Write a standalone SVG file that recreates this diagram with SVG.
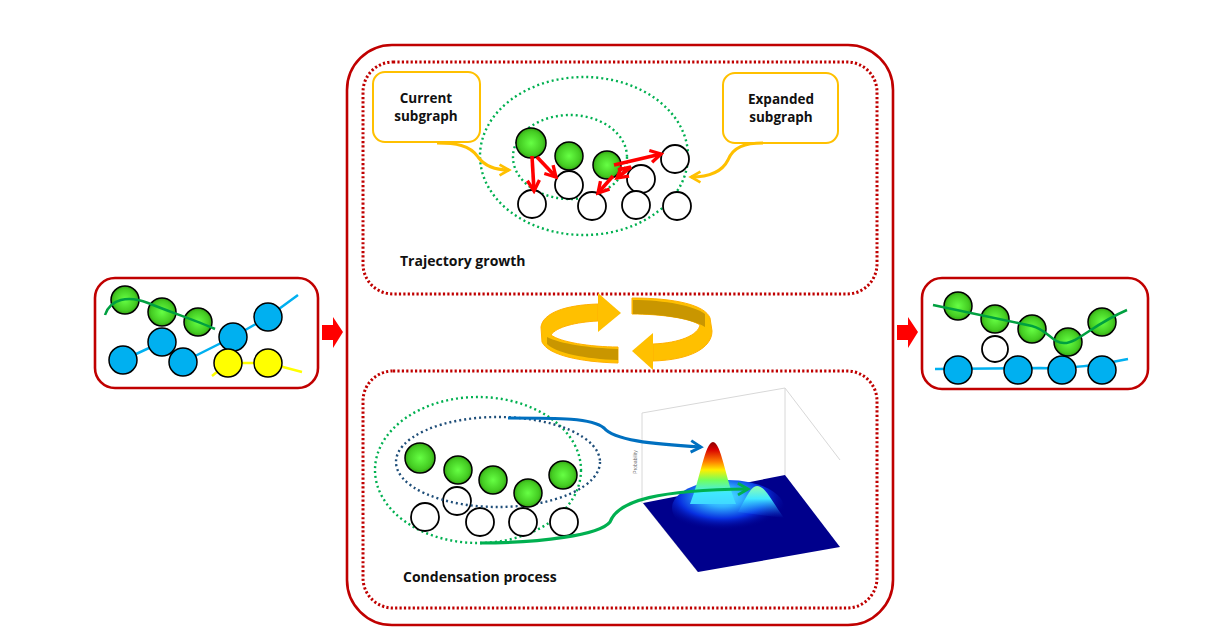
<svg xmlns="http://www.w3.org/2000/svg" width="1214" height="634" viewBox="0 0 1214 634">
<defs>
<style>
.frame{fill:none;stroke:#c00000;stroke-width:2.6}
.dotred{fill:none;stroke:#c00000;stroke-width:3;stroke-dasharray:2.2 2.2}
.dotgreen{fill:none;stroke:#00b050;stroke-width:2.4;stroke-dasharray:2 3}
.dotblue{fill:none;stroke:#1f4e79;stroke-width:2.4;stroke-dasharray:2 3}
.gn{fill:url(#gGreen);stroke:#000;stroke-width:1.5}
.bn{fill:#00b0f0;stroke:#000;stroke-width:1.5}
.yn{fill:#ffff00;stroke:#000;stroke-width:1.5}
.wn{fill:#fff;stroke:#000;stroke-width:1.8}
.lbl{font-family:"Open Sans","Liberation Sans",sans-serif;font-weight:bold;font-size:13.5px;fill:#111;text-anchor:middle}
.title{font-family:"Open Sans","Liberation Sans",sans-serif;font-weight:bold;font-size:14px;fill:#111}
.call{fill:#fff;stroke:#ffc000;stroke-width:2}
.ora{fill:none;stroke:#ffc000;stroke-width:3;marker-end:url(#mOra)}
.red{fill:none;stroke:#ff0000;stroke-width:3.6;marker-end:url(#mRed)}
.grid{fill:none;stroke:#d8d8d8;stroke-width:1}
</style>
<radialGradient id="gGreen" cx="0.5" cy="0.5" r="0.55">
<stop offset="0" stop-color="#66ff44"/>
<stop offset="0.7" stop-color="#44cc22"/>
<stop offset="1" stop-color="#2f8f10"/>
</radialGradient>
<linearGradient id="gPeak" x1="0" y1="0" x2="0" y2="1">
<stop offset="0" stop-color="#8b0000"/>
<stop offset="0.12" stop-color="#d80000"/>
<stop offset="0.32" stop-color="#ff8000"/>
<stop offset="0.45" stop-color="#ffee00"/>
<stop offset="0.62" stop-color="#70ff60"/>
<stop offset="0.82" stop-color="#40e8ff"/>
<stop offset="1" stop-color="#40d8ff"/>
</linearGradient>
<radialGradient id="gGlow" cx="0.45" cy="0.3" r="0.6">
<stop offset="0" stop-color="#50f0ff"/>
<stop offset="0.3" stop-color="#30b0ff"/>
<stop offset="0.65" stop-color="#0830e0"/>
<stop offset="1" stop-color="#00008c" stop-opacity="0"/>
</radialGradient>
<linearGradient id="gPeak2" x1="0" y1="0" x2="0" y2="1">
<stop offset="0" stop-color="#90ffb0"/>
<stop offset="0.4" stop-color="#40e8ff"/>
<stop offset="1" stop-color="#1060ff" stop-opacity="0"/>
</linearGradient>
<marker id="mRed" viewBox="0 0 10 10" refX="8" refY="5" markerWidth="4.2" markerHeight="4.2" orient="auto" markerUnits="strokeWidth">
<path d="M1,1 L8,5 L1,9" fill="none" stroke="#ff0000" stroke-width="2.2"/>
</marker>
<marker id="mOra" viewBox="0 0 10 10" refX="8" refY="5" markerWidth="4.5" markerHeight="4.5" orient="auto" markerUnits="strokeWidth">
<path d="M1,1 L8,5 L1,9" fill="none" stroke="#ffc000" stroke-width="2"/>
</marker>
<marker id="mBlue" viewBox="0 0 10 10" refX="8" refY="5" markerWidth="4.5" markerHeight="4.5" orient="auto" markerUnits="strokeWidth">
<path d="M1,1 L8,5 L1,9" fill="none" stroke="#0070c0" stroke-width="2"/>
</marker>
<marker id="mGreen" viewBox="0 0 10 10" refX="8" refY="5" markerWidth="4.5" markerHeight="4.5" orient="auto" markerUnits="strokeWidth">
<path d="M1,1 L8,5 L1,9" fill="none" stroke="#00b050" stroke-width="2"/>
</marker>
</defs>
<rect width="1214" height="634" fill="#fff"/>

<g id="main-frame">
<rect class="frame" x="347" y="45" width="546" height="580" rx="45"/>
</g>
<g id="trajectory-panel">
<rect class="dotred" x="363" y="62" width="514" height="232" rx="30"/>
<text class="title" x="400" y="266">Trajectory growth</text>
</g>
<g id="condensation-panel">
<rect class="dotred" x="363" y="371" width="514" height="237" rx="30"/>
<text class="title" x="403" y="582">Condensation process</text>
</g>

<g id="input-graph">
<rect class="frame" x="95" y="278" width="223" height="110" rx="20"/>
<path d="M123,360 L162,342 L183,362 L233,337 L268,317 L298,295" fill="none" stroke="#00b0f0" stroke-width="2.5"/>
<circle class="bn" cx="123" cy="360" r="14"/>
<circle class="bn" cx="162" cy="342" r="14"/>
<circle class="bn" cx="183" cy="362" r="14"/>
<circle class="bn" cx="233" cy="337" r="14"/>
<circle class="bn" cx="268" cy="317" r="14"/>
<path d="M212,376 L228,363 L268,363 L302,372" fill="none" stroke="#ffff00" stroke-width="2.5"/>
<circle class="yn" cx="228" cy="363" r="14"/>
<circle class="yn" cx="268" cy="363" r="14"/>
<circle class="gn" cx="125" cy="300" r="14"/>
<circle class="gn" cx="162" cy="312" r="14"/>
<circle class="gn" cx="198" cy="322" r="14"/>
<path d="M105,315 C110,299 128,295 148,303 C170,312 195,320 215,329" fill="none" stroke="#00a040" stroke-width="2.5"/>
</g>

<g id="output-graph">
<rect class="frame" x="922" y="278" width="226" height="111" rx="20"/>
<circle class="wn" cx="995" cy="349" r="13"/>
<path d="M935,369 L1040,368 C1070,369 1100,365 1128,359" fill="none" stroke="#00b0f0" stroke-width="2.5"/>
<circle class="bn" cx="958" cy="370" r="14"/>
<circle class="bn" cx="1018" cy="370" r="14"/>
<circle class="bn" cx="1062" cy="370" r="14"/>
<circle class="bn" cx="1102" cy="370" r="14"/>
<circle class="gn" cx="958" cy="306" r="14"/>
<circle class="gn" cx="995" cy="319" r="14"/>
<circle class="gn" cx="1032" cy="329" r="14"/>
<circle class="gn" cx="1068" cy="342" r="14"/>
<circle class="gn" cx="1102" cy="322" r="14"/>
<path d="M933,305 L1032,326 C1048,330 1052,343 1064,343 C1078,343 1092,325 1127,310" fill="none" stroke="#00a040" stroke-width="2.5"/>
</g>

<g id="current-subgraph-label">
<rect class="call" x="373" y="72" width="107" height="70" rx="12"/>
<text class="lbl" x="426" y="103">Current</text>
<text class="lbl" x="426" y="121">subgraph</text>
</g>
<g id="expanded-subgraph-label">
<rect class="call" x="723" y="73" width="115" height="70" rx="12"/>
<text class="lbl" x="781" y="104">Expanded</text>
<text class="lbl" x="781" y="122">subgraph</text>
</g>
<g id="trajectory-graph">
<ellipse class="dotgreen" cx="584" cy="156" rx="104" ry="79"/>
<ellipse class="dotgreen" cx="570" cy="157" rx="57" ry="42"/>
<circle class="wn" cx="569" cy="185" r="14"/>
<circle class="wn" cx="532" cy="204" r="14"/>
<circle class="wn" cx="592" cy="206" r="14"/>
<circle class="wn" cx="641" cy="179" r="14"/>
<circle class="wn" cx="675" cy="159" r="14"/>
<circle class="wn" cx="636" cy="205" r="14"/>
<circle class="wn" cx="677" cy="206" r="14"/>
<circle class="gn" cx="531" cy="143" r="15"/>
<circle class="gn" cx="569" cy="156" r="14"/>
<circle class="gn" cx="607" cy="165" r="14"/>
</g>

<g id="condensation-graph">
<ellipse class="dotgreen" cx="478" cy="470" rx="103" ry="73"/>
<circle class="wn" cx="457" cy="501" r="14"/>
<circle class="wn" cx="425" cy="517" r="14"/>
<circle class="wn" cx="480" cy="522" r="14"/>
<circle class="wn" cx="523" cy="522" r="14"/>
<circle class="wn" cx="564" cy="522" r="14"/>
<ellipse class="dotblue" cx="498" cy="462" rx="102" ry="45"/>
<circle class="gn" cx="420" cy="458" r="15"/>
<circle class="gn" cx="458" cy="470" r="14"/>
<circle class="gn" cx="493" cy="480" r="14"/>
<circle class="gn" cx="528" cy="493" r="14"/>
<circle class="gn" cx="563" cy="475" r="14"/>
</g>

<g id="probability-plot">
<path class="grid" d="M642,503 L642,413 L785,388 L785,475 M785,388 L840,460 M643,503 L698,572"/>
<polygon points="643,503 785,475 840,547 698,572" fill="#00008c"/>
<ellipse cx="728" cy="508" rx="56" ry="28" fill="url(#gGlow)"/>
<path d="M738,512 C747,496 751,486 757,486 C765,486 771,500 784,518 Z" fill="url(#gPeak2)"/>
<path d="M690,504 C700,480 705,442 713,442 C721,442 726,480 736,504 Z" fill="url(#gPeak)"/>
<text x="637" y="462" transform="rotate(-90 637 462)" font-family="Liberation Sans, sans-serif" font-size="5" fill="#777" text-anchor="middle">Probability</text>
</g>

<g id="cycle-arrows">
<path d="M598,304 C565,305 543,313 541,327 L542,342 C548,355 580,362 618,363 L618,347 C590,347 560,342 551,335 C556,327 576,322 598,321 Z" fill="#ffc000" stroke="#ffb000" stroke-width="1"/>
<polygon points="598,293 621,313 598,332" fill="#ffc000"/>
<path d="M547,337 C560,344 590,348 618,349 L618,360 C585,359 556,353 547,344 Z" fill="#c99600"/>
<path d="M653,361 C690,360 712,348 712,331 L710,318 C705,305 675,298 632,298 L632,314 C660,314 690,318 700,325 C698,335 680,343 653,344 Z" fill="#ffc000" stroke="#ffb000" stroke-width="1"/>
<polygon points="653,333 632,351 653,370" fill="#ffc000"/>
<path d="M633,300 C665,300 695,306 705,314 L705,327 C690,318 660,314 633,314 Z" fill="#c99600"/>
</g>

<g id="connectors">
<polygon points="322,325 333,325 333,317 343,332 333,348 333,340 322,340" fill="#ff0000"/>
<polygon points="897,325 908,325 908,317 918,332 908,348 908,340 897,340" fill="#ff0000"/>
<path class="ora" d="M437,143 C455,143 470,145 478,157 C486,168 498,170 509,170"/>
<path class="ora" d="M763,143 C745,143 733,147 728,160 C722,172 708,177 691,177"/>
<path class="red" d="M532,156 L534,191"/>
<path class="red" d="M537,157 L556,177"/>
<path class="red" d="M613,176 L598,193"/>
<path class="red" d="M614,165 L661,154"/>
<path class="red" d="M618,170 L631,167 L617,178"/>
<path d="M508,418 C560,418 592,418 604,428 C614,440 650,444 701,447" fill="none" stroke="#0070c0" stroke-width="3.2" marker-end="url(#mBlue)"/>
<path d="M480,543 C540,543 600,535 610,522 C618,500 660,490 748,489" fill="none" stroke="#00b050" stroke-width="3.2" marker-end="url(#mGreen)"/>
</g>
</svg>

◆ ◆ ◆ ◆

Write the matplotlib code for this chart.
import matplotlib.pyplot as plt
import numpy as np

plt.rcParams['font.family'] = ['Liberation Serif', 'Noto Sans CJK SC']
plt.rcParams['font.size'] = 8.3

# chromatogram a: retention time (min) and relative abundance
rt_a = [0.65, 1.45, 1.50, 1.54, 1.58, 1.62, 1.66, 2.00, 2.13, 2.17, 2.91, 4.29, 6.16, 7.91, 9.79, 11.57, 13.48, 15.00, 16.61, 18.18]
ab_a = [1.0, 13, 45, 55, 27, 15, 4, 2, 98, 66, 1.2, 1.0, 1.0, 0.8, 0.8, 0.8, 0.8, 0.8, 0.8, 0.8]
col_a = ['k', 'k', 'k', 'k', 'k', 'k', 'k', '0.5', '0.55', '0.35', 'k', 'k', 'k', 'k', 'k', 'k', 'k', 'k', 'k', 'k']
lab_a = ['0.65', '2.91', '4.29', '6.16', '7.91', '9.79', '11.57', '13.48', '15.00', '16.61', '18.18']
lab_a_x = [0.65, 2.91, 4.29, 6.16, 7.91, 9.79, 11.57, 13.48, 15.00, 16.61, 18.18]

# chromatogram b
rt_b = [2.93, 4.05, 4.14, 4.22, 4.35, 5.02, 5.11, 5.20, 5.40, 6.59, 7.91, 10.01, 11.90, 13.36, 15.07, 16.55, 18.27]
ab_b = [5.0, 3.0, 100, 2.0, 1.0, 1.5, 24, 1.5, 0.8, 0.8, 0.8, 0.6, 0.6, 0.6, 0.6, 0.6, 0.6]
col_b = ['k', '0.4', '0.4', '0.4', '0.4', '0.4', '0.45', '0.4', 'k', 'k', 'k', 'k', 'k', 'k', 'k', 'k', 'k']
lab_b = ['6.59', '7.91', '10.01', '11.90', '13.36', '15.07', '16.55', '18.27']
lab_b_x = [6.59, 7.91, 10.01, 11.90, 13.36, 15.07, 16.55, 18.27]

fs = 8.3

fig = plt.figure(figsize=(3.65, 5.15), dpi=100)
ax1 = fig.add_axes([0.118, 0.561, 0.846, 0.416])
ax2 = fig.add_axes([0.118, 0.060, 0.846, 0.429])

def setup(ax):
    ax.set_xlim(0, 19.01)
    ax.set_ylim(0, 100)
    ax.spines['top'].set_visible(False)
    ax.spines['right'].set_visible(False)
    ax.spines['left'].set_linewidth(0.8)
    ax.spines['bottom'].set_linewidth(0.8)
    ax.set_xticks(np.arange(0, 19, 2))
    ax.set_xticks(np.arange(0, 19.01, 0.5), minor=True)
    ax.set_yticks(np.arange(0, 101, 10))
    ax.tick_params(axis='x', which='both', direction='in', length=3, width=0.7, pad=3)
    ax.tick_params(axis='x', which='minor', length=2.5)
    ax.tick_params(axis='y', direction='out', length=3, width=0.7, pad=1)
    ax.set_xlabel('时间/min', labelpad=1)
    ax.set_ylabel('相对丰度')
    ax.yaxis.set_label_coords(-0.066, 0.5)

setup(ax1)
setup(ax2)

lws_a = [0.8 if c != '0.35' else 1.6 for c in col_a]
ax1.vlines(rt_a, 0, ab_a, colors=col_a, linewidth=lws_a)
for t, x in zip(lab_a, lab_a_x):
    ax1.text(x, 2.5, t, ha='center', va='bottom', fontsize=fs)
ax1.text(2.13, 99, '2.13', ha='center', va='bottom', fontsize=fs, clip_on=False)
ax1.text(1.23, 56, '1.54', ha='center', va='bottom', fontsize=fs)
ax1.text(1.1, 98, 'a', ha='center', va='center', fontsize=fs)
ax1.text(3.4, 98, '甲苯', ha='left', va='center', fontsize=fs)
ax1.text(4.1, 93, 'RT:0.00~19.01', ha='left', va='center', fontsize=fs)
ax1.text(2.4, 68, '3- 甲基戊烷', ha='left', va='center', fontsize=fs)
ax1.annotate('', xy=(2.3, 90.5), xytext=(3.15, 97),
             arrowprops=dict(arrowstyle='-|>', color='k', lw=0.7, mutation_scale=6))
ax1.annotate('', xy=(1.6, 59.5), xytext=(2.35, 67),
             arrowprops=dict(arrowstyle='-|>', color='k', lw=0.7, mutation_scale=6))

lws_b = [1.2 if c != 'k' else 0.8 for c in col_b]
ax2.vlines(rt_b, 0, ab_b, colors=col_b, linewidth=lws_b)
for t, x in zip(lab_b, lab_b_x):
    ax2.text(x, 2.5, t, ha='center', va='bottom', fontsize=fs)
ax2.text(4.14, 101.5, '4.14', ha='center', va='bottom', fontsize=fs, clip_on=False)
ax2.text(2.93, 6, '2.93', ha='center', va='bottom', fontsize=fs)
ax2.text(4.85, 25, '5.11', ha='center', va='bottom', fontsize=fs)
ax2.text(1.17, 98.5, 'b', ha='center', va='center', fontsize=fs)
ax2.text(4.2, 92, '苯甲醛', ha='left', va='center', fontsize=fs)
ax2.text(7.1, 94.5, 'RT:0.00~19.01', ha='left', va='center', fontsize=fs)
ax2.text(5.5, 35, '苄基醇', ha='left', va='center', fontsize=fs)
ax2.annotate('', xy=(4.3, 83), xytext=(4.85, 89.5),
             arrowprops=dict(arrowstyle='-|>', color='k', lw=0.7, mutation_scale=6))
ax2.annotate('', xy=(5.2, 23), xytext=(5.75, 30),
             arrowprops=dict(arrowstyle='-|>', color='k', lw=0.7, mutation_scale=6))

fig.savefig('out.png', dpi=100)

◆ ◆ ◆ ◆

## Task instructions
Take every line containing the word "Write" and copy it.

## Solved exercise
Write a standalone SVG file that recreates this diagram with SVG.
Write the matplotlib code for this chart.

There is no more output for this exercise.